- Lawmakers ask the US commerce department to curb gun exports in the country.
- They wrote that they are concerned about Commerce Department actions that have weakened oversight of assault weapons and high-capacity magazine exports, padding the gun industry’s profits while putting deadly weapons in the hands of corrupt actors worldwide.
According to the letter, Congressional Democrats, including Senator Elizabeth Warren, have asked the US Commerce Department to curb assault weapons exports and increase oversight of gun exports after a Trump-era ruling to smoothen firearms export laws pushed sales up.
The letter, signed by Warren, Senator Chris Murphy and US Representative Joaquin Castro, was sent to Commerce Secretary Gina Raimondo.

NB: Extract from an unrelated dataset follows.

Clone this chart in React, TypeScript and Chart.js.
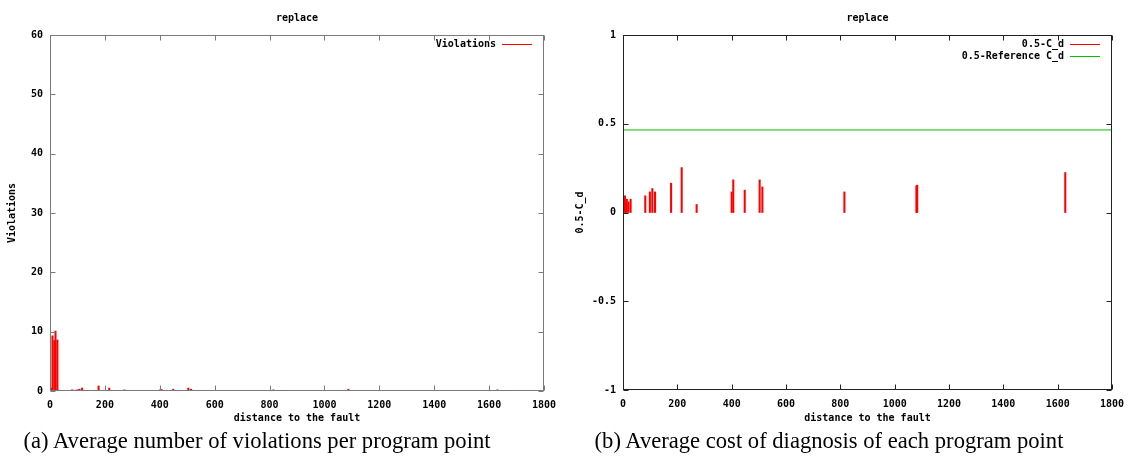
import React, { useEffect, useRef } from "react";
import { Chart, registerables } from "chart.js";

Chart.register(...registerables);

// ---------- data ----------
const xTickValues = [0, 200, 400, 600, 800, 1000, 1200, 1400, 1600, 1800];
const xTickLabels = ["0", "200", "400", "600", "800", "1000", "1200", "1400", "1600", "1800"];

const violationsX = [2, 5, 9, 16, 20, 27, 81, 100, 107, 117, 177, 216, 271, 403, 408, 449, 504, 514, 814, 1087, 1630];
const violationsY = [0.4, 0.5, 9.3, 8.5, 10.1, 8.6, 0.2, 0.2, 0.3, 0.5, 0.85, 0.5, 0.2, 0.3, 0.2, 0.3, 0.5, 0.3, 0.2, 0.3, 0.2];
const violationsYTicks = [0, 10, 20, 30, 40, 50, 60];
const violationsYLabels = ["0", "10", "20", "30", "40", "50", "60"];

const costX = [7, 10, 14, 20, 28, 82, 99, 108, 118, 177, 216, 271, 400, 406, 448, 503, 513, 815, 1080, 1083, 1628];
const costY = [0.094, 0.056, 0.075, 0.06, 0.075, 0.094, 0.116, 0.135, 0.116, 0.165, 0.253, 0.045, 0.116, 0.184, 0.126, 0.184, 0.144, 0.116, 0.15, 0.154, 0.225];
const referenceX = [0, 1800];
const referenceY = [0.465, 0.465];
const costYTicks = [-1, -0.5, 0, 0.5, 1];
const costYLabels = ["-1", "-0.5", "0", "0.5", "1"];

const FONT = "'DejaVu Sans Mono', monospace";

type LegendItem = { text: string; color: string };

function framePlugin(borderColor: string, legend: LegendItem[]) {
  return {
    id: "gnuframe",
    afterDatasetsDraw(chart: any) {
      const { ctx, chartArea: a, scales } = chart;
      const L = Math.round(a.left) + 0.5;
      const R = Math.round(a.right) - 0.5;
      const T = Math.round(a.top) + 0.5;
      const B = Math.round(a.bottom) - 0.5;
      ctx.save();
      ctx.strokeStyle = borderColor;
      ctx.lineWidth = 1;
      ctx.strokeRect(L, T, R - L, B - T);
      ctx.beginPath();
      for (const t of scales.x.ticks) {
        const px = Math.round(scales.x.getPixelForValue(t.value)) + 0.5;
        ctx.moveTo(px, B);
        ctx.lineTo(px, B - 5);
        ctx.moveTo(px, T);
        ctx.lineTo(px, T + 5);
      }
      for (const t of scales.y.ticks) {
        const py = Math.round(scales.y.getPixelForValue(t.value)) + 0.5;
        ctx.moveTo(L, py);
        ctx.lineTo(L + 5, py);
        ctx.moveTo(R, py);
        ctx.lineTo(R - 5, py);
      }
      ctx.stroke();
      // legend (gnuplot style, inside top right)
      ctx.font = `bold 10px ${FONT}`;
      ctx.textAlign = "right";
      ctx.textBaseline = "middle";
      legend.forEach((item, i) => {
        const y = Math.round(a.top + 9 + i * 11.5) + 0.5;
        ctx.fillStyle = "#000";
        ctx.fillText(item.text, a.right - 48, y);
        ctx.strokeStyle = item.color;
        ctx.beginPath();
        ctx.moveTo(a.right - 42, y);
        ctx.lineTo(a.right - 12, y);
        ctx.stroke();
      });
      ctx.restore();
    },
  };
}

function makeOptions(cfg: {
  padRight: number;
  yWidth: number;
  xHeight: number;
  yMin: number;
  yMax: number;
  yTicks: number[];
  yLabels: string[];
  yTitle: string;
  yTitlePad: number;
}) {
  const font = { family: FONT, size: 10, weight: "bold" as const };
  return {
    animation: false as const,
    responsive: false,
    maintainAspectRatio: false,
    layout: { padding: { left: 0, right: cfg.padRight, top: 0, bottom: 0 } },
    plugins: {
      legend: { display: false },
      tooltip: { enabled: false },
      title: {
        display: true,
        text: "replace",
        fullSize: false,
        color: "#000",
        font,
        padding: { top: 12, bottom: 11 },
      },
    },
    scales: {
      x: {
        type: "linear" as const,
        min: 0,
        max: 1800,
        offset: false,
        grid: { display: false, drawTicks: false, offset: false },
        border: { display: false },
        afterBuildTicks: (s: any) => {
          s.ticks = xTickValues.map((v) => ({ value: v }));
        },
        ticks: {
          autoSkip: false,
          maxRotation: 0,
          padding: 8,
          color: "#000",
          font,
          callback: (v: any) => {
            const i = xTickValues.indexOf(Number(v));
            return i >= 0 ? xTickLabels[i] : "";
          },
        },
        title: {
          display: true,
          text: "distance to the fault",
          color: "#000",
          font,
          padding: { top: 6, bottom: 6 },
        },
        afterFit: (s: any) => {
          s.height = cfg.xHeight;
          s.paddingLeft = 0;
          s.paddingRight = 0;
        },
      },
      y: {
        type: "linear" as const,
        min: cfg.yMin,
        max: cfg.yMax,
        grid: { display: false, drawTicks: false },
        border: { display: false },
        afterBuildTicks: (s: any) => {
          s.ticks = cfg.yTicks.map((v) => ({ value: v }));
        },
        ticks: {
          autoSkip: false,
          padding: 7,
          color: "#000",
          font,
          callback: (v: any) => {
            const i = cfg.yTicks.indexOf(Number(v));
            return i >= 0 ? cfg.yLabels[i] : "";
          },
        },
        title: {
          display: true,
          text: cfg.yTitle,
          color: "#000",
          font,
          padding: { top: cfg.yTitlePad, bottom: cfg.yTitlePad },
        },
        afterFit: (s: any) => {
          s.width = cfg.yWidth;
          s.paddingTop = 0;
          s.paddingBottom = 0;
        },
      },
    },
  };
}

function ViolationsChart() {
  const ref = useRef<HTMLCanvasElement | null>(null);
  useEffect(() => {
    if (!ref.current) return;
    const chart = new Chart(ref.current, {
      type: "bar",
      data: {
        datasets: [
          {
            label: "Violations",
            data: violationsX.map((x, i) => ({ x, y: violationsY[i] })),
            backgroundColor: "#ff0000",
            borderWidth: 0,
            barThickness: 1.4,
          } as any,
        ],
      },
      options: makeOptions({
        padRight: 21,
        yWidth: 50,
        xHeight: 39,
        yMin: 0,
        yMax: 60,
        yTicks: violationsYTicks,
        yLabels: violationsYLabels,
        yTitle: "Violations",
        yTitlePad: 6,
      }) as any,
      plugins: [framePlugin("#7a7a7a", [{ text: "Violations", color: "#ff0000" }])],
    });
    return () => chart.destroy();
  }, []);
  return <canvas ref={ref} width={565} height={430} style={{ width: 565, height: 430, display: "block" }} />;
}

function CostChart() {
  const ref = useRef<HTMLCanvasElement | null>(null);
  useEffect(() => {
    if (!ref.current) return;
    const chart = new Chart(ref.current, {
      type: "bar",
      data: {
        datasets: [
          {
            type: "bar",
            label: "0.5-C_d",
            data: costX.map((x, i) => ({ x, y: costY[i] })),
            backgroundColor: "#ff0000",
            borderWidth: 0,
            barThickness: 1.4,
          } as any,
          {
            type: "line",
            label: "0.5-Reference C_d",
            data: referenceX.map((x, i) => ({ x, y: referenceY[i] })),
            borderColor: "#00c000",
            borderWidth: 1,
            pointRadius: 0,
            fill: false,
          } as any,
        ],
      },
      options: makeOptions({
        padRight: 18,
        yWidth: 58,
        xHeight: 40,
        yMin: -1,
        yMax: 1,
        yTicks: costYTicks,
        yLabels: costYLabels,
        yTitle: "0.5-C_d",
        yTitlePad: 9,
      }) as any,
      plugins: [
        framePlugin("#222222", [
          { text: "0.5-C_d", color: "#ff0000" },
          { text: "0.5-Reference C_d", color: "#00c000" },
        ]),
      ],
    });
    return () => chart.destroy();
  }, []);
  return <canvas ref={ref} width={565} height={430} style={{ width: 565, height: 430, display: "block" }} />;
}

const captionStyle: React.CSSProperties = {
  position: "absolute",
  top: 428,
  fontFamily: "'Liberation Serif', 'Times New Roman', serif",
  fontSize: 22.6,
  lineHeight: "26px",
  color: "#000",
  whiteSpace: "nowrap",
  transform: "translateX(-50%)",
};

export default function App() {
  return (
    <div style={{ position: "absolute", left: 0, top: 0, width: 1130, height: 465, background: "#fff", overflow: "hidden" }}>
      <div style={{ position: "absolute", left: 0, top: 0 }}>
        <ViolationsChart />
      </div>
      <div style={{ position: "absolute", left: 565, top: 0 }}>
        <CostChart />
      </div>
      <div style={{ ...captionStyle, left: 257 }}>(a) Average number of violations per program point</div>
      <div style={{ ...captionStyle, left: 829 }}>(b) Average cost of diagnosis of each program point</div>
    </div>
  );
}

The lawmakers wrote that they have grave concern about Commerce Department actions that have weakened oversight of assault weapons and high-capacity magazine exports, padding the gun industry’s profits while putting deadly weapons in the hands of corrupt actors worldwide.
In 2020, President Donald Trump’s administration smoothened firearms exports when it moved export license oversight from the US State Department to the Commerce Department.
The rule change was anticipated to increase business for gunmakers like Smith & Wesson Brands Inc (SWBI.O) and Sturm Ruger & Co Inc (RGR.N). At the time, a lobbying group, the National Shooting Sports Foundation, estimated that relaxing the rules could improve foreign gun sales by as much as 20%.
However, in the first 16 months, since the Commerce Department took over firearm export licensing, it approved approximately $16 billion worth of licenses. The lawmakers, citing US government data, said that was a 30% increase from when the State Department controlled firearms licensing.
In a statement, Warren said it is hard to see how the Commerce Department’s increased approvals for assault weapons exports are consistent with the Administration’s gun safety plan and commitment to give back firearm license export controls to the State Department.
Warren and the other Democrats also expressed concern that since taking over oversight, the Commerce Department had denied 0.4% of license applications and approved 95%.